Thu Mar 7 07:41:35 CET 2019

On Wed, Mar 6, 2019 at 6:43 PM Jan Stancek <jstancek@redhat.com> wrote:
>
> On Tue, Mar 05, 2019 at 10:44:57PM +0200, Amir Goldstein wrote:
> >> > > > This is certainly better than 4K, but still feels like we are not really
> >> > > > testing
> >> > > > the API properly, but I'm fine with this fix.
> >> > > >
> >> > > > However... as follow up, how about extending the new
> >> > > > tst_dev_bytes_written() utils from Sumit to cover also bytes_read
> >> > > > and replace validation of readahead() from get_cached_size() diff
> >> > > > to tst_dev_bytes_read()?
> >> > >
> >> > > There is something similar based on /proc/self/io. We could try using
> >> > > that to estimate max readahead size.
> >> > >
> >> > > Or /sys/class/block/$dev/stat as you suggested, not sure which one is
> >> > > more accurate/up to date.
> >> > >
> >> >
> >> > I believe /proc/self/io doesn't count IO performed by kernel async
> >> > readahead against the process that issued the readahead, but didn't
> >> > check. The test uses /proc/self/io to check how many IO where avoided
> >> > by readahead...
> >>
> >> We could do one readahead() on entire file, then read
> >> the file and see how many IO we didn't manage to avoid.
> >> The difference between filesize and IO we couldn't avoid,
> >> would be our max readahead size.
>
> This also doesn't seem 100% accurate.
>
> Any method to inspect side-effect of readahead, appears to lead to more
> readahead done by kernel. E.g. sequential reads leading to more async
> readahead started by kernel (which tries to stay ahead by async_size).
> mmap() approach appears to fault-in with do_fault_around().
>
> MAP_NONBLOCK is gone, mincore and pagemap doesn't help here.
>
> I'm attaching v3, where I do reads with sycalls() in reverse order.
> But occasionally, it still somehow leads to couple extra pages being
> read to cache. So, it still over-estimates. On ppc64le, it's quite
> significant, 4 extra pages in cache, each 64k, causes readahead
> loop to miss ~10MB of data.
>
> /sys/class/block/$dev/ stats appear to be increased for fs metadata
> as well, which can also inflate value and we over-estimate.
>
> I'm running out of ideas for something more accurate/stable than v2.
>

I'm trying to understand if maybe you are running off the rails with
the estimation issue.
What the test aims to verify is that readahead prevents waiting
on IO in the future.
The max readahead size estimation is a very small part
of the test and not that significant IMO.
Why is the test not trying to readahead more than 64MB?
It's arbitrary. So my first proposal to over-estimation was
to cap upper estimation with 1MB, i.e.:

offset += MIN(max_ra_estimate, MAX_SANE_READAHEAD_ESTIMATION);

With this change we won't be testing if readahead of 64MB
in one go works anymore - it looks like getting that to work reliably
is more challenging and not sure its worth the trouble.

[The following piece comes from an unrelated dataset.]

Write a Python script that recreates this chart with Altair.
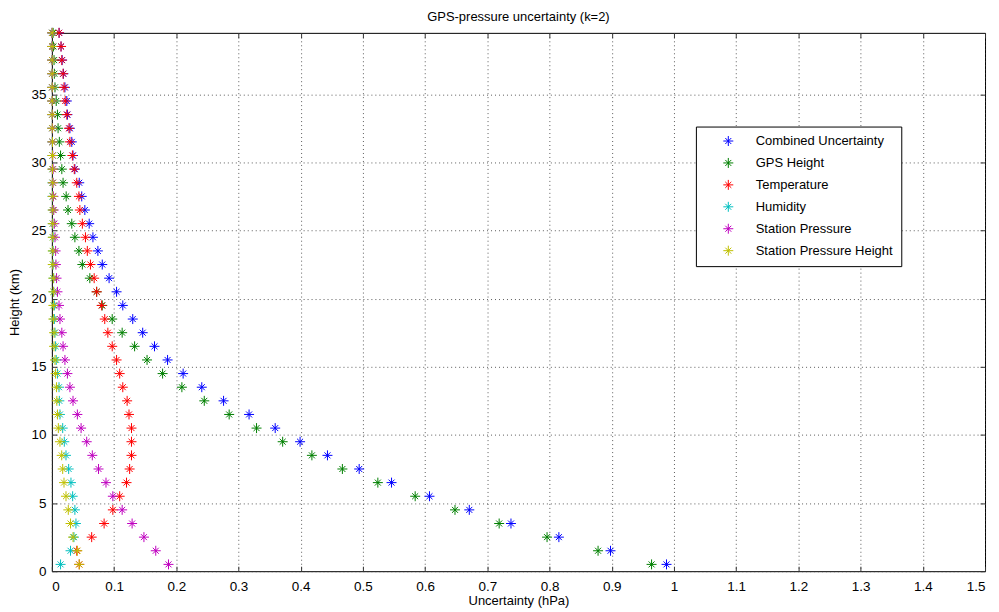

What you ended up implementing in v2 is not what I proposed
(you just disabled estimation altogether)
I am fine with the dynamic setting on min_sane_readahead
in v2, but it is independent of capping the upper limit for
estimation.

So what do you say about v2 + estimation (with or without reading
file backwards) and upper estimation limit?
Does it solve the sporadic failures problem?

Thanks,
Amir.